*** GIVEN INFORMATION
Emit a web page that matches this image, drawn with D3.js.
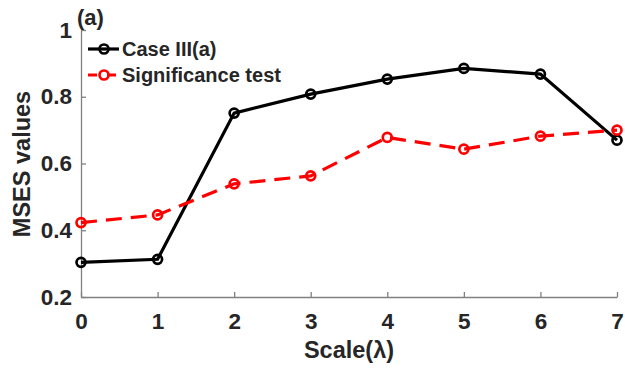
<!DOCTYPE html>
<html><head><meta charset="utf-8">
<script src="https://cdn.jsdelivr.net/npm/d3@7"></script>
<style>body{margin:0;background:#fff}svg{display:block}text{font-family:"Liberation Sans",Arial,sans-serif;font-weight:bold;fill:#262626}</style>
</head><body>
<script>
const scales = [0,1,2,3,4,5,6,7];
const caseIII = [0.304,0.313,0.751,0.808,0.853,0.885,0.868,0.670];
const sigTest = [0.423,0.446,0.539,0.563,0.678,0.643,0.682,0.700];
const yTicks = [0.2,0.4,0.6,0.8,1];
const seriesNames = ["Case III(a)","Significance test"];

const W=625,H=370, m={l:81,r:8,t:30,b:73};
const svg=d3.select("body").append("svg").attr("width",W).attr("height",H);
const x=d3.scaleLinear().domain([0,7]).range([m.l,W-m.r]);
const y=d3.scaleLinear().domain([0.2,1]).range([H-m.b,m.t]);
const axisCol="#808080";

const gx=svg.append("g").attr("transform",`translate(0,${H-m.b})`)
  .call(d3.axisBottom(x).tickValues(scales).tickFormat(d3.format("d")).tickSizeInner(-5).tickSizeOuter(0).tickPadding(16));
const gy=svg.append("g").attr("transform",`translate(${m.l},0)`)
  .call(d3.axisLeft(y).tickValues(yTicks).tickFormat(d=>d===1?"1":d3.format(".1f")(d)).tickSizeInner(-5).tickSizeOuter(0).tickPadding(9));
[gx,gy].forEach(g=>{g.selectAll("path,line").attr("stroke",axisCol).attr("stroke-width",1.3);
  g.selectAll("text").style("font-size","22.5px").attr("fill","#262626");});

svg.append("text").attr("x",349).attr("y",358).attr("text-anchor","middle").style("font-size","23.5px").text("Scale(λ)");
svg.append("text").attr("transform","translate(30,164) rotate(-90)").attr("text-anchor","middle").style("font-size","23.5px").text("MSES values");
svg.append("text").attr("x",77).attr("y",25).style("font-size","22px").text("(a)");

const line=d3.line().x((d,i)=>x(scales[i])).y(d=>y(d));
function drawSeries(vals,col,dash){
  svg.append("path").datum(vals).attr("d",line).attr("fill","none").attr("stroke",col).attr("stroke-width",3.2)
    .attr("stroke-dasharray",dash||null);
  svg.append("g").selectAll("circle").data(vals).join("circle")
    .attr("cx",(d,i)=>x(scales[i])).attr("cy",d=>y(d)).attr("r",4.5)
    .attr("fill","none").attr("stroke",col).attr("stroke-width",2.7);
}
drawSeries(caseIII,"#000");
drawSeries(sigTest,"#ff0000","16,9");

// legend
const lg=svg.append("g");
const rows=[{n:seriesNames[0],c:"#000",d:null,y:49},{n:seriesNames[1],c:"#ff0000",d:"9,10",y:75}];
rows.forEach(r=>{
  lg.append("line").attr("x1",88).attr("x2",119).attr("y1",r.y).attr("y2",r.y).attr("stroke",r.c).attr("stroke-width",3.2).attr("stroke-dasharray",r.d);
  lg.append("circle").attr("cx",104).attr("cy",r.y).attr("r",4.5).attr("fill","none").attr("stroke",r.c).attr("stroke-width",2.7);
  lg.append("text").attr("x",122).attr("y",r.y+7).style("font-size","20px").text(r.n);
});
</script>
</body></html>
******
SET EXERCISE: Reproduce all of the data exactly, omitting each picture it holds.

COMPLETED EXERCISE:
Emit a web page that matches this image, drawn with D3.js.
<!DOCTYPE html>
<html><head><meta charset="utf-8">
<script src="https://cdn.jsdelivr.net/npm/d3@7"></script>
<style>body{margin:0;background:#fff}svg{display:block}text{font-family:"Liberation Sans",Arial,sans-serif;font-weight:bold;fill:#262626}</style>
</head><body>
<script>
const scales = [0,1,2,3,4,5,6,7];
const caseIII = [0.304,0.313,0.751,0.808,0.853,0.885,0.868,0.670];
const sigTest = [0.423,0.446,0.539,0.563,0.678,0.643,0.682,0.700];
const yTicks = [0.2,0.4,0.6,0.8,1];
const seriesNames = ["Case III(a)","Significance test"];

const W=625,H=370, m={l:81,r:8,t:30,b:73};
const svg=d3.select("body").append("svg").attr("width",W).attr("height",H);
const x=d3.scaleLinear().domain([0,7]).range([m.l,W-m.r]);
const y=d3.scaleLinear().domain([0.2,1]).range([H-m.b,m.t]);
const axisCol="#808080";

const gx=svg.append("g").attr("transform",`translate(0,${H-m.b})`)
  .call(d3.axisBottom(x).tickValues(scales).tickFormat(d3.format("d")).tickSizeInner(-5).tickSizeOuter(0).tickPadding(16));
const gy=svg.append("g").attr("transform",`translate(${m.l},0)`)
  .call(d3.axisLeft(y).tickValues(yTicks).tickFormat(d=>d===1?"1":d3.format(".1f")(d)).tickSizeInner(-5).tickSizeOuter(0).tickPadding(9));
[gx,gy].forEach(g=>{g.selectAll("path,line").attr("stroke",axisCol).attr("stroke-width",1.3);
  g.selectAll("text").style("font-size","22.5px").attr("fill","#262626");});

svg.append("text").attr("x",349).attr("y",358).attr("text-anchor","middle").style("font-size","23.5px").text("Scale(λ)");
svg.append("text").attr("transform","translate(30,164) rotate(-90)").attr("text-anchor","middle").style("font-size","23.5px").text("MSES values");
svg.append("text").attr("x",77).attr("y",25).style("font-size","22px").text("(a)");

const line=d3.line().x((d,i)=>x(scales[i])).y(d=>y(d));
function drawSeries(vals,col,dash){
  svg.append("path").datum(vals).attr("d",line).attr("fill","none").attr("stroke",col).attr("stroke-width",3.2)
    .attr("stroke-dasharray",dash||null);
  svg.append("g").selectAll("circle").data(vals).join("circle")
    .attr("cx",(d,i)=>x(scales[i])).attr("cy",d=>y(d)).attr("r",4.5)
    .attr("fill","none").attr("stroke",col).attr("stroke-width",2.7);
}
drawSeries(caseIII,"#000");
drawSeries(sigTest,"#ff0000","16,9");

// legend
const lg=svg.append("g");
const rows=[{n:seriesNames[0],c:"#000",d:null,y:49},{n:seriesNames[1],c:"#ff0000",d:"9,10",y:75}];
rows.forEach(r=>{
  lg.append("line").attr("x1",88).attr("x2",119).attr("y1",r.y).attr("y2",r.y).attr("stroke",r.c).attr("stroke-width",3.2).attr("stroke-dasharray",r.d);
  lg.append("circle").attr("cx",104).attr("cy",r.y).attr("r",4.5).attr("fill","none").attr("stroke",r.c).attr("stroke-width",2.7);
  lg.append("text").attr("x",122).attr("y",r.y+7).style("font-size","20px").text(r.n);
});
</script>
</body></html>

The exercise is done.